What is unique about archaeology is that data – the hard facts and the numbers – does not lose its importance, no matter how much new data is discovered. You can only excavate a site once (unless something has gone very wrong), and thus whoever got there first will be the effective data master forever. Even after the archaeologist’s death, new archaeologists will be referring back to those numbers and those pictures for as long as there is interest in that civilization. And since archaeology has existed in some form since the European Renaissance, the collective archaeological record is not only vast, but almost entirely in print.

And it is by no means enough to transcribe the data into electronic form. The ideal database is one that facilitates cross-referencing, which leads to the problem of standards. According to J.D. Richards’ From Anarchy to Good Practice, the documentation standards that exist now, adopted by archaeologists under pressure from libraries and museums of the world, are more guideline than law: “Guides to Good Practice, or Best Practice, but not Required Practice”. Without standards, the decisions you make on how narrow your animal categories will be (i.e. ungulates vs. artiodactyla vs. deer) or what side you support in the metric/imperial war will inevitably clash with the decisions of at least one of your colleagues, and researchers tend to panic when faced with a clash.

Richards goes on to question the real need for standards, using an example that very few people couldn't identify with: in the age of Google, we are all too used to the “type-and-hope” method of research; that is, plugging something into a search engine and praying that something at least mildly relevant comes back. And usually, it works. A truly standardized database would likely operate on a “point-and-click” basis, wherein the user would narrow down categories to find what he or she was looking for. Such a system that could comfortably accommodate all the vast and varied data accumulated over decades would have to be detailed to the point of inscrutability. To simplify the system bears the risk of shuffling aside inconvenient data that refuses to fall neatly into a category. The designers of this database would be walking a very, very thin line. The "Metadata" (the details of how a database is arranged) would have to be very controlled to avoid the comedy cliché of the filing system that, in a quest for maximum efficiency, has become too detailed to be at all useable.
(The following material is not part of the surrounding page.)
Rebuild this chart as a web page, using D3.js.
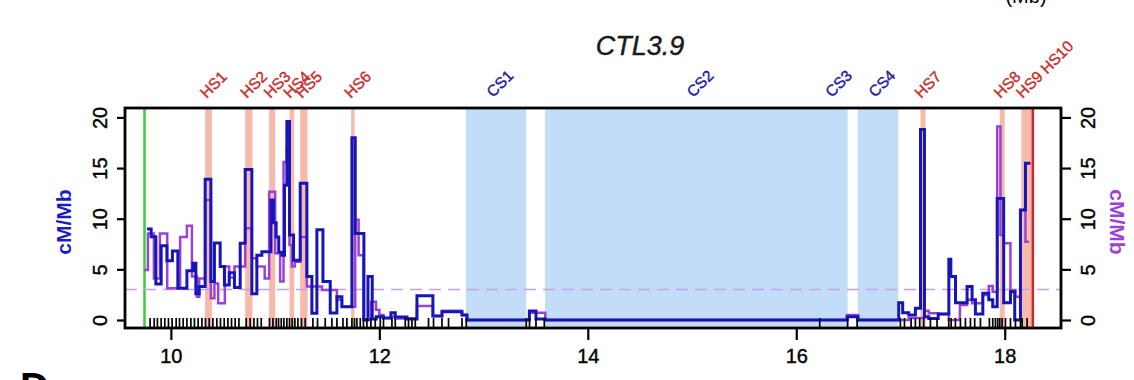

During our discussion, the point was made that, once the database is in wide use, it puts pressure on academics to publish quickly. It would be difficult to take one’s sweet time in writing a dissertation when eager colleagues could easily access your data and begin their own inquiries. It also raises new ethical questions concerning the importance of disclosure in a new age of instant data-sharing.

The website “tDAR” (the Digital Archaeological Record) is the first attempt at a realization of the theoretical database. It is quite new and displays this not-exactly-inspiring disclaimer above the search bar:

“As this is a beta release, we will appreciate your tolerance of any problems you encounter and encourage you to send comments, suggestions and bug reports to [address].”

Out of curiosity, this humble blogger entered “tiwanaku” into the search bar, reasoning that surely the name of such an important site would return a wealth of information. I must say, I was mildly shocked when only a single result appeared. Either the young tDAR is not looking to pressure archaeologists into contributing, or there is a resounding lack of interest from the wider community. Either way, at this point, this isn’t the database we’re looking for. (We don’t need to see its identification. We can go about our business. Move along.)

Despite all this, both the NSF-funded forum and Roberts are convinced of the need for a database. To them, the benefits outweigh the risk. As a student of archaeology who is quite often fed up with the existing online resources, I do hope their vision becomes reality sooner rather than later.

Kintigh, Keith. "The Promise and Challenge of Archaeological Data Integration." American Antiquity 71.3 (2006): 567-578. Web. 11/05/10.

Richards, J.D. (2009) From anarchy to good practice: the evolution of standards in archaeological computing. Archeologia e Calcolatori, 20 . pp. 27-35.